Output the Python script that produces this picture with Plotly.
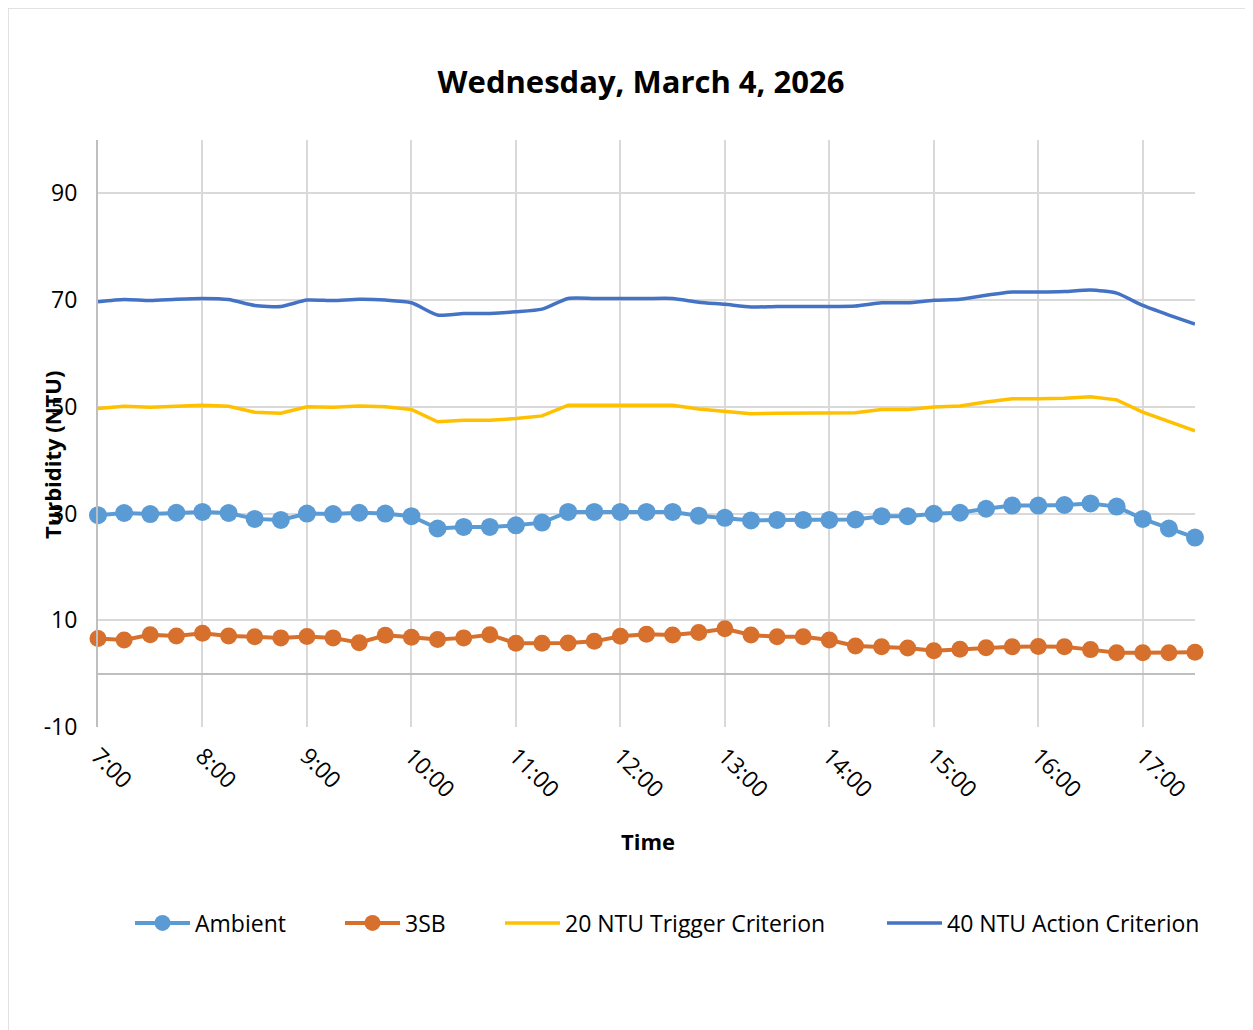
import plotly.graph_objects as go

times = [7 + 0.25 * i for i in range(43)]
tick_vals = [7, 8, 9, 10, 11, 12, 13, 14, 15, 16, 17]
tick_text = ["7:00", "8:00", "9:00", "10:00", "11:00", "12:00", "13:00", "14:00", "15:00", "16:00", "17:00"]
y_ticks = [-10, 10, 30, 50, 70, 90]
y_tick_text = ["-10", "10", "30", "50", "70", "90"]

ambient = [29.7, 30.1, 29.9, 30.15, 30.3, 30.1, 29.0, 28.8, 30.0, 29.9, 30.15, 30.0, 29.5, 27.2, 27.5,
           27.5, 27.8, 28.3, 30.3, 30.3, 30.3, 30.3, 30.3, 29.6, 29.2, 28.7, 28.8, 28.8, 28.8, 28.9,
           29.5, 29.5, 29.96, 30.15, 30.9, 31.5, 31.5, 31.6, 31.9, 31.3, 29.0, 27.2, 25.5]
sb3 = [6.6, 6.3, 7.3, 7.05, 7.55, 7.05, 6.9, 6.7, 6.95, 6.7, 5.8, 7.2, 6.8, 6.4, 6.7,
       7.3, 5.7, 5.7, 5.75, 6.05, 7.0, 7.4, 7.25, 7.7, 8.4, 7.25, 6.9, 6.9, 6.3, 5.2,
       5.05, 4.8, 4.3, 4.55, 4.85, 5.05, 5.1, 5.05, 4.5, 3.9, 3.9, 3.9, 4.0]
trigger = [49.7, 50.1, 49.9, 50.15, 50.3, 50.1, 49.0, 48.8, 50.0, 49.9, 50.15, 50.0, 49.5, 47.2, 47.5,
           47.5, 47.8, 48.3, 50.3, 50.3, 50.3, 50.3, 50.3, 49.6, 49.2, 48.7, 48.8, 48.8, 48.8, 48.9,
           49.5, 49.5, 49.96, 50.15, 50.9, 51.5, 51.5, 51.6, 51.9, 51.3, 49.0, 47.2, 45.5]
action = [69.7, 70.1, 69.9, 70.15, 70.3, 70.1, 69.0, 68.8, 70.0, 69.9, 70.15, 70.0, 69.5, 67.2, 67.5,
          67.5, 67.8, 68.3, 70.3, 70.3, 70.3, 70.3, 70.3, 69.6, 69.2, 68.7, 68.8, 68.8, 68.8, 68.9,
          69.5, 69.5, 69.96, 70.15, 70.9, 71.5, 71.5, 71.6, 71.9, 71.3, 69.0, 67.2, 65.5]

FONT = "Open Sans"
OFF = 8  # browser body margin
W, H = 1253 - OFF, 1030 - OFF
L, R, T, B = 98 - OFF, 1195 - OFF, 140 - OFF, 727 - OFF
pw, ph = R - L, B - T


def px(xp):
    return (xp - OFF - L) / pw


def py(yp):
    return (B - (yp - OFF)) / ph


fig = go.Figure()
fig.add_trace(go.Scatter(x=times, y=ambient, name="Ambient", mode="lines+markers",
                         line=dict(color="#5B9BD5", width=4), marker=dict(size=18, color="#5B9BD5"),
                         cliponaxis=False, legend="legend"))
fig.add_trace(go.Scatter(x=times, y=sb3, name="3SB", mode="lines+markers",
                         line=dict(color="#D6702C", width=4), marker=dict(size=17, color="#D6702C"),
                         cliponaxis=False, legend="legend2"))
fig.add_trace(go.Scatter(x=times, y=trigger, name="20 NTU Trigger Criterion", mode="lines",
                         line=dict(color="#FFC000", width=3.5), cliponaxis=False, legend="legend3"))
fig.add_trace(go.Scatter(x=times, y=action, name="40 NTU Action Criterion", mode="lines",
                         line=dict(color="#4472C4", width=3.5, shape="spline", smoothing=0.6),
                         cliponaxis=False, legend="legend4"))


def leg(xpix):
    return dict(orientation="h", x=px(xpix), xanchor="left", y=py(923), yanchor="middle",
                font=dict(size=23, family=FONT), itemwidth=55, bgcolor="rgba(0,0,0,0)",
                borderwidth=0)


fig.update_layout(
    width=W, height=H,
    margin=dict(l=L, r=W - R, t=T, b=H - B, pad=0),
    paper_bgcolor="white", plot_bgcolor="white",
    font=dict(family=FONT, color="#000000"),
    title=dict(text="<b>Wednesday, March 4, 2026</b>", x=px(641), xanchor="center", xref="paper",
               y=1 - (82 - OFF) / H, yanchor="middle", font=dict(size=31, family=FONT)),
    showlegend=True,
    legend=leg(130), legend2=leg(340), legend3=leg(500), legend4=leg(882),
    xaxis=dict(range=[7, 17.5], tickvals=tick_vals, ticktext=tick_text, tickangle=45,
               showgrid=True, gridcolor="#D9D9D9", gridwidth=2, zeroline=False,
               showline=False, ticks="", tickfont=dict(size=23, family=FONT),
               ticklabelstandoff=10),
    yaxis=dict(range=[-10, 100], tickvals=y_ticks, ticktext=y_tick_text, showgrid=True,
               gridcolor="#D9D9D9", gridwidth=2,
               zeroline=True, zerolinecolor="#BFBFBF", zerolinewidth=2,
               showline=True, linecolor="#BFBFBF", linewidth=2, ticks="",
               tickfont=dict(size=23, family=FONT), ticklabelstandoff=14),
    annotations=[
        dict(text="<b>Time</b>", x=px(648), y=py(841), xref="paper", yref="paper",
             xanchor="center", yanchor="middle",
             showarrow=False, font=dict(size=22, family=FONT)),
        dict(text="<b>Turbidity (NTU)</b>", x=px(52), y=py(455), xref="paper", yref="paper",
             xanchor="center", yanchor="middle",
             showarrow=False, textangle=-90, font=dict(size=22, family=FONT)),
    ],
    shapes=[
        dict(type="rect", xref="paper", yref="paper", x0=px(8), x1=px(1262), y0=py(1040), y1=py(8),
             line=dict(color="#D9D9D9", width=1.5), fillcolor="rgba(0,0,0,0)", layer="below"),
    ],
)

fig.write_html("out.html")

### [Task goal]
Quote the listing above in full, except for the pictures.

### [Final result]
Output the Python script that produces this picture with Plotly.
import plotly.graph_objects as go

times = [7 + 0.25 * i for i in range(43)]
tick_vals = [7, 8, 9, 10, 11, 12, 13, 14, 15, 16, 17]
tick_text = ["7:00", "8:00", "9:00", "10:00", "11:00", "12:00", "13:00", "14:00", "15:00", "16:00", "17:00"]
y_ticks = [-10, 10, 30, 50, 70, 90]
y_tick_text = ["-10", "10", "30", "50", "70", "90"]

ambient = [29.7, 30.1, 29.9, 30.15, 30.3, 30.1, 29.0, 28.8, 30.0, 29.9, 30.15, 30.0, 29.5, 27.2, 27.5,
           27.5, 27.8, 28.3, 30.3, 30.3, 30.3, 30.3, 30.3, 29.6, 29.2, 28.7, 28.8, 28.8, 28.8, 28.9,
           29.5, 29.5, 29.96, 30.15, 30.9, 31.5, 31.5, 31.6, 31.9, 31.3, 29.0, 27.2, 25.5]
sb3 = [6.6, 6.3, 7.3, 7.05, 7.55, 7.05, 6.9, 6.7, 6.95, 6.7, 5.8, 7.2, 6.8, 6.4, 6.7,
       7.3, 5.7, 5.7, 5.75, 6.05, 7.0, 7.4, 7.25, 7.7, 8.4, 7.25, 6.9, 6.9, 6.3, 5.2,
       5.05, 4.8, 4.3, 4.55, 4.85, 5.05, 5.1, 5.05, 4.5, 3.9, 3.9, 3.9, 4.0]
trigger = [49.7, 50.1, 49.9, 50.15, 50.3, 50.1, 49.0, 48.8, 50.0, 49.9, 50.15, 50.0, 49.5, 47.2, 47.5,
           47.5, 47.8, 48.3, 50.3, 50.3, 50.3, 50.3, 50.3, 49.6, 49.2, 48.7, 48.8, 48.8, 48.8, 48.9,
           49.5, 49.5, 49.96, 50.15, 50.9, 51.5, 51.5, 51.6, 51.9, 51.3, 49.0, 47.2, 45.5]
action = [69.7, 70.1, 69.9, 70.15, 70.3, 70.1, 69.0, 68.8, 70.0, 69.9, 70.15, 70.0, 69.5, 67.2, 67.5,
          67.5, 67.8, 68.3, 70.3, 70.3, 70.3, 70.3, 70.3, 69.6, 69.2, 68.7, 68.8, 68.8, 68.8, 68.9,
          69.5, 69.5, 69.96, 70.15, 70.9, 71.5, 71.5, 71.6, 71.9, 71.3, 69.0, 67.2, 65.5]

FONT = "Open Sans"
OFF = 8  # browser body margin
W, H = 1253 - OFF, 1030 - OFF
L, R, T, B = 98 - OFF, 1195 - OFF, 140 - OFF, 727 - OFF
pw, ph = R - L, B - T


def px(xp):
    return (xp - OFF - L) / pw


def py(yp):
    return (B - (yp - OFF)) / ph


fig = go.Figure()
fig.add_trace(go.Scatter(x=times, y=ambient, name="Ambient", mode="lines+markers",
                         line=dict(color="#5B9BD5", width=4), marker=dict(size=18, color="#5B9BD5"),
                         cliponaxis=False, legend="legend"))
fig.add_trace(go.Scatter(x=times, y=sb3, name="3SB", mode="lines+markers",
                         line=dict(color="#D6702C", width=4), marker=dict(size=17, color="#D6702C"),
                         cliponaxis=False, legend="legend2"))
fig.add_trace(go.Scatter(x=times, y=trigger, name="20 NTU Trigger Criterion", mode="lines",
                         line=dict(color="#FFC000", width=3.5), cliponaxis=False, legend="legend3"))
fig.add_trace(go.Scatter(x=times, y=action, name="40 NTU Action Criterion", mode="lines",
                         line=dict(color="#4472C4", width=3.5, shape="spline", smoothing=0.6),
                         cliponaxis=False, legend="legend4"))


def leg(xpix):
    return dict(orientation="h", x=px(xpix), xanchor="left", y=py(923), yanchor="middle",
                font=dict(size=23, family=FONT), itemwidth=55, bgcolor="rgba(0,0,0,0)",
                borderwidth=0)


fig.update_layout(
    width=W, height=H,
    margin=dict(l=L, r=W - R, t=T, b=H - B, pad=0),
    paper_bgcolor="white", plot_bgcolor="white",
    font=dict(family=FONT, color="#000000"),
    title=dict(text="<b>Wednesday, March 4, 2026</b>", x=px(641), xanchor="center", xref="paper",
               y=1 - (82 - OFF) / H, yanchor="middle", font=dict(size=31, family=FONT)),
    showlegend=True,
    legend=leg(130), legend2=leg(340), legend3=leg(500), legend4=leg(882),
    xaxis=dict(range=[7, 17.5], tickvals=tick_vals, ticktext=tick_text, tickangle=45,
               showgrid=True, gridcolor="#D9D9D9", gridwidth=2, zeroline=False,
               showline=False, ticks="", tickfont=dict(size=23, family=FONT),
               ticklabelstandoff=10),
    yaxis=dict(range=[-10, 100], tickvals=y_ticks, ticktext=y_tick_text, showgrid=True,
               gridcolor="#D9D9D9", gridwidth=2,
               zeroline=True, zerolinecolor="#BFBFBF", zerolinewidth=2,
               showline=True, linecolor="#BFBFBF", linewidth=2, ticks="",
               tickfont=dict(size=23, family=FONT), ticklabelstandoff=14),
    annotations=[
        dict(text="<b>Time</b>", x=px(648), y=py(841), xref="paper", yref="paper",
             xanchor="center", yanchor="middle",
             showarrow=False, font=dict(size=22, family=FONT)),
        dict(text="<b>Turbidity (NTU)</b>", x=px(52), y=py(455), xref="paper", yref="paper",
             xanchor="center", yanchor="middle",
             showarrow=False, textangle=-90, font=dict(size=22, family=FONT)),
    ],
    shapes=[
        dict(type="rect", xref="paper", yref="paper", x0=px(8), x1=px(1262), y0=py(1040), y1=py(8),
             line=dict(color="#D9D9D9", width=1.5), fillcolor="rgba(0,0,0,0)", layer="below"),
    ],
)

fig.write_html("out.html")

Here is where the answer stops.